▶ **Task goal**: Find the word "this" in the data. Return every line where it appears.

==== Entries ====

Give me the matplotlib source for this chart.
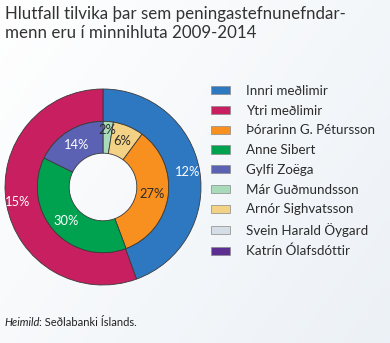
import matplotlib
matplotlib.use("Agg")
import matplotlib.pyplot as plt
from matplotlib.patches import Patch
import numpy as np

plt.rcParams['font.family'] = ['Lato', 'DejaVu Sans']

title = "Hlutfall tilvika þar sem peningastefnunefndar-\nmenn eru í minnihluta 2009-2014"
outer_labels = ["Innri meðlimir", "Ytri meðlimir"]
outer_values = [12, 15]
inner_labels = ["Már Guðmundsson", "Arnór Sighvatsson", "Þórarinn G. Pétursson", "Anne Sibert", "Gylfi Zoëga"]
inner_values = [2, 6, 27, 30, 14]
legend_labels = ["Innri meðlimir", "Ytri meðlimir", "Þórarinn G. Pétursson", "Anne Sibert",
                 "Gylfi Zoëga", "Már Guðmundsson", "Arnór Sighvatsson", "Svein Harald Öygard",
                 "Katrín Ólafsdóttir"]
colors = {
    "Innri meðlimir": "#2e78c2",
    "Ytri meðlimir": "#c71f5f",
    "Þórarinn G. Pétursson": "#f7901e",
    "Anne Sibert": "#00a24f",
    "Gylfi Zoëga": "#5b62b4",
    "Már Guðmundsson": "#a9dbbb",
    "Arnór Sighvatsson": "#f3d185",
    "Svein Harald Öygard": "#d5dde6",
    "Katrín Ólafsdóttir": "#5c2e91",
}
dark_text = {"Þórarinn G. Pétursson", "Már Guðmundsson", "Arnór Sighvatsson"}
source = "Seðlabanki Íslands."

W, H = 390, 343
fig = plt.figure(figsize=(W / 100, H / 100), dpi=100)

# background gradient
bg = fig.add_axes([0, 0, 1, 1], zorder=-10)
gx = np.linspace(0, 1, 200)
gy = np.linspace(0, 1, 200)
X, Y = np.meshgrid(gx, gy)
t = np.clip(0.6 * X + 0.4 * Y, 0, 1)
c0 = np.array([1.0, 1.0, 1.0])
c1 = np.array([0.925, 0.945, 0.965])
img = c0[None, None, :] * (1 - t[..., None]) + c1[None, None, :] * t[..., None]
bg.imshow(img, aspect='auto', extent=[0, 1, 0, 1], origin='upper')
bg.axis('off')

# pie axes
cx, cy, R = 103, 187, 98
ax = fig.add_axes([(cx - R) / W, (H - cy - R) / H, 2 * R / W, 2 * R / H])
ax.set_xlim(-1, 1)
ax.set_ylim(-1, 1)
ax.set_aspect('equal')
ax.axis('off')

edge = dict(edgecolor='#3a3a3a', linewidth=0.6)
w_out, _ = ax.pie(outer_values, radius=1.0, startangle=90, counterclock=False,
                  colors=[colors[l] for l in outer_labels],
                  wedgeprops=dict(width=0.33, **edge), frame=False)
w_in, _ = ax.pie(inner_values, radius=0.67, startangle=90, counterclock=False,
                 colors=[colors[l] for l in inner_labels],
                 wedgeprops=dict(width=0.325, **edge), frame=False)
ax.set_xlim(-1, 1)
ax.set_ylim(-1, 1)

def add_labels(values, labels, r, rmap=None):
    total = sum(values)
    cum = 0
    for v, l in zip(values, labels):
        mid = 90 - 360 * (cum + v / 2) / total
        cum += v
        rr = rmap.get(l, r) if rmap else r
        x, y = rr * np.cos(np.radians(mid)), rr * np.sin(np.radians(mid))
        col = '#2b2b2b' if l in dark_text else 'white'
        ax.text(x, y, f"{v}%", ha='center', va='center', fontsize=9.3, color=col)

add_labels(outer_values, outer_labels, 0.88)
add_labels(inner_values, inner_labels, 0.51, {"Már Guðmundsson": 0.585})

# title
fig.text(5 / W, 1 - 6 / H, title, ha='left', va='top', fontsize=12.2, color='#333333',
         linespacing=1.2)

# legend
handles = [Patch(facecolor=colors[l], edgecolor='#8a8a8a', linewidth=0.5) for l in legend_labels]
fig.legend(handles, legend_labels, loc='upper left', bbox_to_anchor=(211 / W, 1 - 85 / H),
           frameon=False, fontsize=9.6, handlelength=1.45, handleheight=0.55,
           handletextpad=1.2, labelspacing=0.58, borderaxespad=0, borderpad=0,
           labelcolor='#2b2b2b')

# source
fig.text(4 / W, 1 - 323 / H, "Heimild", ha='left', va='center', fontsize=8,
         style='italic', color='#222222')
fig.text(39 / W, 1 - 323 / H, ": " + source, ha='left', va='center', fontsize=8,
         color='#222222')

fig.savefig("out.png", dpi=100)
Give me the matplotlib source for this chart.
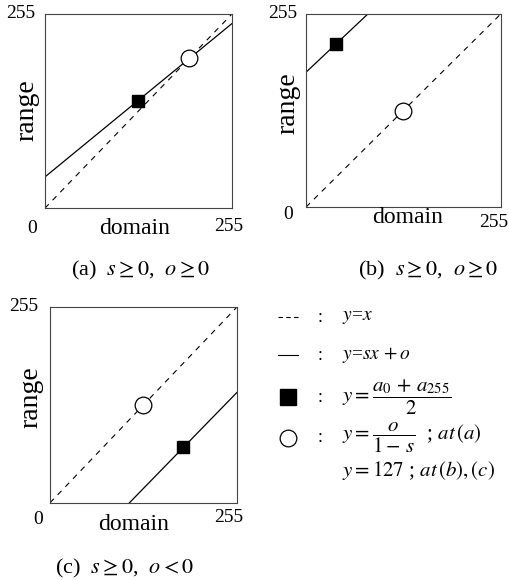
import numpy as np
import matplotlib.pyplot as plt
from matplotlib.lines import Line2D

plt.rcParams['font.family'] = ['Liberation Serif', 'DejaVu Serif']
plt.rcParams['mathtext.fontset'] = 'stix'

# values in 0..255 grey-level units, one entry per panel (a), (b), (c)
panel_names = ["(a)", "(b)", "(c)"]
captions = [r"(a)  $s\geq0$,  $o\geq0$", r"(b)  $s\geq0$,  $o\geq0$", r"(c)  $s\geq0$,  $o<0$"]
slopes = [0.79, 0.95, 0.98]
offsets = [41, 178, -106]
square_x = [127, 39, 181]
square_y = [141, 215, 73]
circle_x = [197, 127, 127]
circle_y = [197, 127, 127]
vmax = 255

# axes boxes [left, bottom, width, height] in figure fraction
boxes = [
    [0.088, 0.641, 0.367, 0.335],
    [0.600, 0.643, 0.382, 0.333],
    [0.098, 0.133, 0.367, 0.338],
]
# label positions in axes fraction: top255, zero, right255, domain, range, caption
label_pos = [
    [(-0.128, 1.0), (-0.07, -0.103), (0.984, -0.093), (0.48, -0.103), (-0.096, 0.505), (0.513, -0.32)],
    [(-0.118, 1.0), (-0.09, -0.04), (0.964, -0.078), (0.523, -0.052), (-0.092, 0.539), (0.626, -0.326)],
    [(-0.142, 1.0), (-0.064, -0.087), (0.957, -0.077), (0.444, -0.112), (-0.102, 0.54), (0.401, -0.335)],
]

fig = plt.figure(figsize=(5.1, 5.8), dpi=100)

x = np.array([0, vmax])
for i in range(3):
    ax = fig.add_axes(boxes[i])
    ax.set_xlim(0, vmax)
    ax.set_ylim(0, vmax)
    ax.set_xticks([])
    ax.set_yticks([])
    for sp in ax.spines.values():
        sp.set_linewidth(0.8)
        sp.set_color('#444444')

    ax.plot(x, x, color='black', lw=0.8, linestyle=(0, (5, 5)))
    ax.plot(x, slopes[i] * x + offsets[i], color='black', lw=0.9)
    ax.plot(square_x[i], square_y[i], marker='s', markersize=9, color='black', zorder=5)
    ax.plot(circle_x[i], circle_y[i], marker='o', markersize=12, markerfacecolor='white',
            markeredgecolor='black', markeredgewidth=0.9, zorder=5)

    p = label_pos[i]
    ax.text(*p[0], "255", transform=ax.transAxes, ha='center', va='center', fontsize=14)
    ax.text(*p[1], "0", transform=ax.transAxes, ha='center', va='center', fontsize=14)
    ax.text(*p[2], "255", transform=ax.transAxes, ha='center', va='center', fontsize=14)
    ax.text(*p[3], "domain", transform=ax.transAxes, ha='center', va='center', fontsize=17)
    ax.text(*p[4], "range", transform=ax.transAxes, ha='center', va='center', fontsize=20, rotation=90)
    ax.text(*p[5], captions[i], transform=ax.transAxes, ha='center', va='center', fontsize=16)

# legend drawn in pixel coordinates
lg = fig.add_axes([0, 0, 1, 1])
lg.set_xlim(0, 510)
lg.set_ylim(580, 0)
lg.axis('off')

rows_y = [317, 355, 397, 438, 470]
key_x = 288
colon_x = 320
text_x = 342
lg.add_line(Line2D([278, 298], [rows_y[0]] * 2, color='black', lw=0.8, linestyle=(0, (4, 3))))
lg.add_line(Line2D([278, 298], [rows_y[1]] * 2, color='black', lw=0.8))
lg.plot(key_x, rows_y[2], marker='s', markersize=11, color='black')
lg.plot(key_x, rows_y[3], marker='o', markersize=12, markerfacecolor='white',
        markeredgecolor='black', markeredgewidth=0.9)
for yy in rows_y[:4]:
    lg.text(colon_x, yy, ":", ha='center', va='center', fontsize=13)

legend_texts = [
    r"$y$=$x$",
    r"$y$=$sx\,+o$",
    r"$y=\dfrac{a_0\,+\,a_{255}}{2}$",
    r"$y=\dfrac{o}{1-\,s}$  ; $at\,(a)$",
    r"$y=127$ ; $at\,(b),(c)$",
]
sizes = [14, 14, 15, 15, 15]
for yy, t, fs in zip(rows_y, legend_texts, sizes):
    lg.text(text_x, yy, t, ha='left', va='center', fontsize=fs)

fig.savefig("out.png", dpi=100)
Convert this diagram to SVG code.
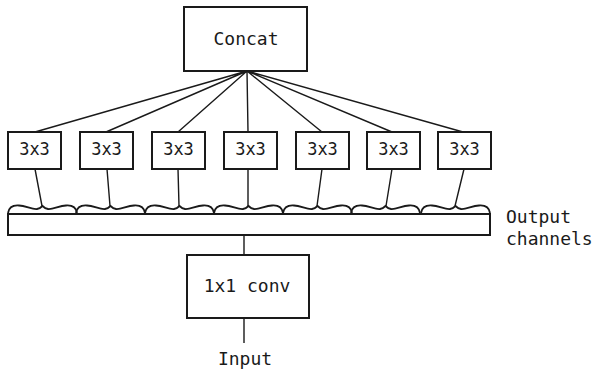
<svg xmlns="http://www.w3.org/2000/svg" xmlns:xlink="http://www.w3.org/1999/xlink" width="596" height="375" viewBox="0 0 596 375">
<style>
.box{fill:#fff;stroke:#1a1a1a;stroke-width:2}
.ln{fill:none;stroke:#1a1a1a;stroke-width:1.4}
.wv{fill:none;stroke:#1a1a1a;stroke-width:1.8}
.t{font-family:"DejaVu Sans Mono","Liberation Mono",monospace;font-size:18px;fill:#1a1a1a;text-anchor:middle}
.s{font-size:17px}
.l{text-anchor:start}
</style>
<defs>
<path id="brace" class="wv" d="M0,8 C1,2 5,0 11,0.5 C18,1 24,4.5 29,4 C31.5,3.8 33.5,2 34.5,1 C35.5,2 37.5,3.8 40,4 C45,4.5 51,1 58,0.5 C64,0 68,2 69,8"/>
</defs>
<rect width="596" height="375" fill="#fff"/>
<g id="connectors">
<path class="ln" d="M247,71 L35,132 M247,71 L106,132 M247,71 L178,132 M247,71 L248,132 M247,71 L322,132 M247,71 L392,132 M247,71 L463,132"/>
<path class="ln" d="M35,169 L42,206 M107,169 L110,206 M178,169 L179,206 M248,169 L248,206 M322,169 L317,206 M392,169 L386,206 M464,169 L455,206"/>
<path class="ln" d="M244,235 L244,255 M244,318 L244,343"/>
</g>
<g id="concat"><rect class="box" x="184" y="7" width="123" height="64"/><text class="t" x="246" y="45">Concat</text></g>
<g id="c1"><rect class="box" x="8" y="132" width="53" height="37"/><text class="t s" x="34.5" y="155">3x3</text></g>
<g id="c2"><rect class="box" x="80" y="132" width="53" height="37"/><text class="t s" x="106.5" y="155">3x3</text></g>
<g id="c3"><rect class="box" x="152" y="132" width="53" height="37"/><text class="t s" x="178.5" y="155">3x3</text></g>
<g id="c4"><rect class="box" x="224" y="132" width="53" height="37"/><text class="t s" x="250.5" y="155">3x3</text></g>
<g id="c5"><rect class="box" x="296" y="132" width="53" height="37"/><text class="t s" x="322.5" y="155">3x3</text></g>
<g id="c6"><rect class="box" x="367" y="132" width="53" height="37"/><text class="t s" x="393.5" y="155">3x3</text></g>
<g id="c7"><rect class="box" x="438" y="132" width="53" height="37"/><text class="t s" x="464.5" y="155">3x3</text></g>
<g id="channels">
<use xlink:href="#brace" transform="translate(8,205)"/>
<use xlink:href="#brace" transform="translate(76,205)"/>
<use xlink:href="#brace" transform="translate(145,205)"/>
<use xlink:href="#brace" transform="translate(214,205)"/>
<use xlink:href="#brace" transform="translate(283,205)"/>
<use xlink:href="#brace" transform="translate(351,205)"/>
<use xlink:href="#brace" transform="translate(421,205)"/>
<rect class="box" x="8" y="214" width="482" height="21"/>
<text class="t l" x="506" y="223">Output</text>
<text class="t l" x="506" y="245">channels</text>
</g>
<g id="conv"><rect class="box" x="187" y="255" width="122" height="63"/><text class="t" x="247" y="292">1x1 conv</text></g>
<g id="input"><text class="t" x="245" y="365">Input</text></g>
</svg>
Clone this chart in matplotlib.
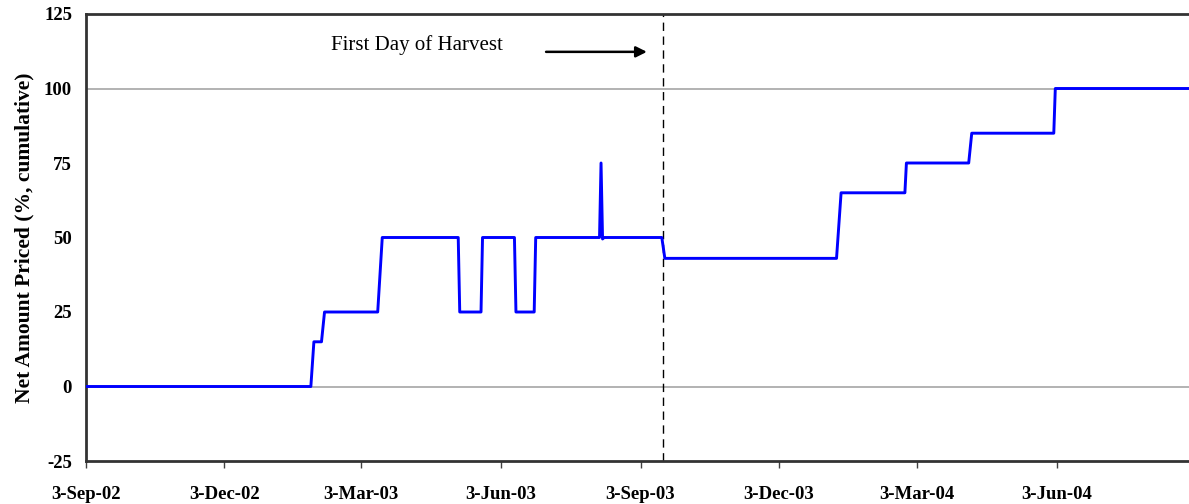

====

▶ **Exercise response**:
Give me the matplotlib source for this chart.
Give me the matplotlib source for this chart.
Convert this diagram to SVG code.
Clone this chart in matplotlib.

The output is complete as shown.